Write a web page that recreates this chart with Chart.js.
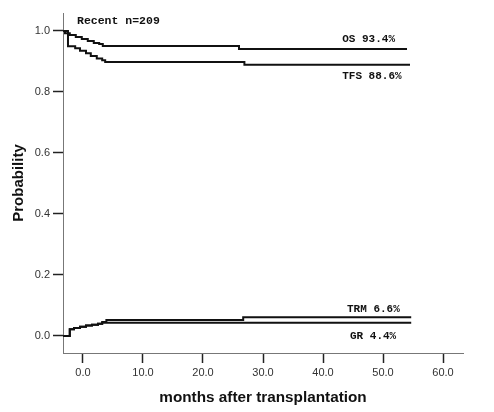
<!DOCTYPE html>
<html>
<head>
<meta charset="utf-8">
<script src="https://cdn.jsdelivr.net/npm/chart.js@4/dist/chart.umd.min.js"></script>
<style>
  html, body { margin: 0; padding: 0; background: #fff; }
  #wrap { width: 494px; height: 412px; }
</style>
</head>
<body>
<div id="wrap"><canvas id="kmChart" width="494" height="412"></canvas></div>
<script>
// Datos (meses, probabilidad)
const osTimes = [-3.3, -3.0, -2.2, -1.2, -0.2, 0.8, 1.8, 2.7, 3.3, 26.0, 54.0];
const osValues = [1.0, 0.993, 0.987, 0.980, 0.974, 0.967, 0.961, 0.957, 0.951, 0.941, 0.941];

const tfsTimes = [-3.3, -2.5, -1.3, -0.5, 0.5, 1.3, 2.3, 3.2, 3.7, 26.9, 54.5];
const tfsValues = [1.0, 0.950, 0.943, 0.935, 0.927, 0.918, 0.910, 0.904, 0.898, 0.889, 0.889];

const trmTimes = [-3.3, -2.2, -1.5, -0.5, 0.5, 1.5, 2.5, 3.2, 3.9, 26.7, 54.7];
const trmValues = [0, 0.022, 0.026, 0.030, 0.034, 0.037, 0.040, 0.046, 0.052, 0.061, 0.061];

const grTimes = [-3.3, -2.2, -1.5, -0.5, 0.5, 1.5, 2.5, 3.2, 54.7];
const grValues = [0, 0.022, 0.026, 0.030, 0.034, 0.037, 0.040, 0.043, 0.043];

const xTicks = [0, 10, 20, 30, 40, 50, 60];
const yTicks = [0, 0.2, 0.4, 0.6, 0.8, 1.0];

const curveLabels = ['OS 93.4%', 'TFS 88.6%', 'TRM 6.6%', 'GR 4.4%'];
const headerText = 'Recent n=209';

// Armar los puntos {x, y}
function toPoints(times, values) {
  return times.map((t, i) => ({ x: t, y: values[i] }));
}

function curve(times, values) {
  return {
    data: toPoints(times, values),
    showLine: true,
    stepped: true,
    borderColor: '#111',
    borderWidth: 2,
    pointRadius: 0,
    fill: false
  };
}

// Posiciones de los textos (en unidades de los ejes)
const labelSpots = [
  { x: 43.2, y: 0.974 },
  { x: 43.2, y: 0.852 },
  { x: 44.0, y: 0.0885 },
  { x: 44.5, y: 0.0 }
];

const textPlugin = {
  id: 'curveText',
  afterDatasetsDraw(chart) {
    const { ctx, scales } = chart;
    ctx.save();
    ctx.fillStyle = '#111';
    ctx.font = 'bold 11px "Liberation Mono", "DejaVu Sans Mono", monospace';
    ctx.textBaseline = 'middle';
    ctx.textAlign = 'left';
    curveLabels.forEach((txt, i) => {
      const p = labelSpots[i];
      ctx.fillText(txt, scales.x.getPixelForValue(p.x), scales.y.getPixelForValue(p.y));
    });
    ctx.font = 'bold 11.5px "Liberation Mono", "DejaVu Sans Mono", monospace';
    ctx.fillText(headerText, scales.x.getPixelForValue(-1.0), scales.y.getPixelForValue(1.033));
    ctx.restore();
  }
};

new Chart(document.getElementById('kmChart').getContext('2d'), {
  type: 'scatter',
  data: {
    datasets: [
      curve(osTimes, osValues),
      curve(tfsTimes, tfsValues),
      curve(trmTimes, trmValues),
      curve(grTimes, grValues)
    ]
  },
  options: {
    responsive: false,
    animation: false,
    layout: { padding: { top: 13, right: 31, left: 0, bottom: 0 } },
    plugins: {
      legend: { display: false },
      tooltip: { enabled: false }
    },
    scales: {
      x: {
        type: 'linear',
        min: -3.33,
        max: 63.33,
        afterBuildTicks: (s) => { s.ticks = xTicks.map(v => ({ value: v })); },
        afterFit: (s) => { s.height = 59; },
        border: { color: '#777', width: 1 },
        grid: { drawOnChartArea: false, tickLength: 10, color: '#222', tickWidth: 1.5 },
        ticks: {
          padding: 3,
          color: '#333',
          font: { family: '"Liberation Sans", Arial, sans-serif', size: 11 },
          callback: (v) => Number(v).toFixed(1),
          maxRotation: 0
        },
        title: {
          display: true,
          text: 'months after transplantation',
          color: '#111',
          font: { family: '"Liberation Sans", Arial, sans-serif', size: 15.3, weight: 'bold' },
          padding: { top: 0, bottom: 5 }
        }
      },
      y: {
        type: 'linear',
        min: -0.056,
        max: 1.059,
        afterBuildTicks: (s) => { s.ticks = yTicks.map(v => ({ value: v })); },
        afterFit: (s) => { s.width = 63; },
        border: { color: '#777', width: 1 },
        grid: { drawOnChartArea: false, tickLength: 10, color: '#222', tickWidth: 1.5 },
        ticks: {
          padding: 3,
          color: '#333',
          font: { family: '"Liberation Sans", Arial, sans-serif', size: 11 },
          callback: (v) => Number(v).toFixed(1)
        },
        title: {
          display: true,
          text: 'Probability',
          color: '#111',
          font: { family: '"Liberation Sans", Arial, sans-serif', size: 15, weight: 'bold' },
          padding: { top: 10, bottom: 0 }
        }
      }
    }
  },
  plugins: [textPlugin]
});
</script>
</body>
</html>
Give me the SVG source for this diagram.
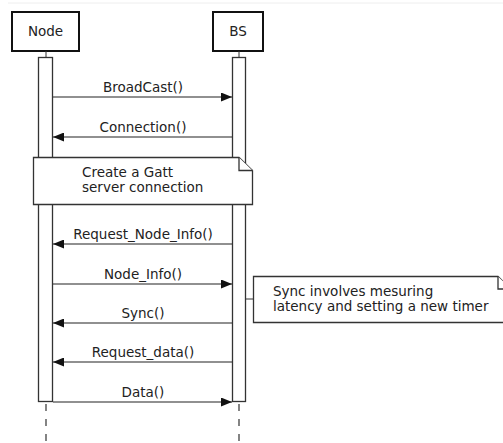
<svg xmlns="http://www.w3.org/2000/svg" width="503" height="443" viewBox="0 0 503 443">
  <style>
    .actor { fill: #fff; stroke: #111; stroke-width: 2; }
    .life { stroke: #333; stroke-width: 1; fill: none; }
    .dash { stroke: #333; stroke-width: 1.2; stroke-dasharray: 7 8; fill: none; }
    .bar { fill: #fff; stroke: #333; stroke-width: 1.3; }
    .msg { stroke: #222; stroke-width: 1.2; fill: none; }
    .note { fill: #fff; stroke: #333; stroke-width: 1.3; }
    text { font-family: "DejaVu Sans", "Noto Sans", sans-serif; font-size: 13.5px; fill: #222; }
    .c { text-anchor: middle; }
  </style>
  <defs>
    <marker id="arrow" markerWidth="11" markerHeight="9" refX="11" refY="4.5" orient="auto" markerUnits="userSpaceOnUse">
      <path d="M0,0 L11,4.5 L0,9 Z" fill="#111"/>
    </marker>
  </defs>
  <rect width="503" height="443" fill="#fff"/>
  <line x1="8" y1="3" x2="503" y2="3" stroke="#eeeeee" stroke-width="1"/>

  <g id="node-node">
    <rect class="actor" x="12" y="12" width="67" height="39"/>
    <text class="c" x="45.5" y="36">Node</text>
    <line class="life" x1="46" y1="51" x2="46" y2="57"/>
    <rect class="bar" x="38.5" y="57.5" width="14" height="344"/>
    <line class="dash" x1="46" y1="404" x2="46" y2="443"/>
  </g>

  <g id="node-bs">
    <rect class="actor" x="213" y="12" width="50" height="39"/>
    <text class="c" x="238" y="36">BS</text>
    <line class="life" x1="239" y1="51" x2="239" y2="57"/>
    <rect class="bar" x="232.5" y="57.5" width="13" height="344"/>
    <line class="dash" x1="239" y1="404" x2="239" y2="443"/>
  </g>

  <g id="connectors">
    <line class="msg" x1="53" y1="97" x2="232" y2="97" marker-end="url(#arrow)"/>
    <text class="c" x="143" y="92">BroadCast()</text>
    <line class="msg" x1="232" y1="137" x2="53" y2="137" marker-end="url(#arrow)"/>
    <text class="c" x="143" y="132">Connection()</text>
    <line class="msg" x1="232" y1="244" x2="53" y2="244" marker-end="url(#arrow)"/>
    <text class="c" x="143" y="239">Request_Node_Info()</text>
    <line class="msg" x1="53" y1="284" x2="232" y2="284" marker-end="url(#arrow)"/>
    <text class="c" x="143" y="279">Node_Info()</text>
    <line class="msg" x1="232" y1="323" x2="53" y2="323" marker-end="url(#arrow)"/>
    <text class="c" x="143" y="318">Sync()</text>
    <line class="msg" x1="232" y1="362" x2="53" y2="362" marker-end="url(#arrow)"/>
    <text class="c" x="143" y="357">Request_data()</text>
    <line class="msg" x1="53" y1="402" x2="232" y2="402" marker-end="url(#arrow)"/>
    <text class="c" x="143" y="397">Data()</text>
    <line class="life" x1="246" y1="299" x2="253" y2="299"/>
  </g>

  <g id="note-gatt">
    <path class="note" d="M33.5,157.5 H239 L252.5,170.5 V204.5 H33.5 Z"/>
    <path class="note" d="M239,157.5 V170.5 H252.5" fill="none"/>
    <text x="82" y="177">Create a Gatt</text>
    <text x="82" y="192">server connection</text>
  </g>

  <g id="note-sync">
    <path class="note" d="M253.5,276.5 H498 L511,289 V322.5 H253.5 Z"/>
    <path class="note" d="M498,276.5 V289 H511" fill="none"/>
    <text x="273" y="296">Sync involves mesuring</text>
    <text x="273" y="311">latency and setting a new timer</text>
  </g>
</svg>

• SET TASK: Within the records above, how many lines include the word "this"? State the number by itself.

• COMPLETED EXERCISE: 2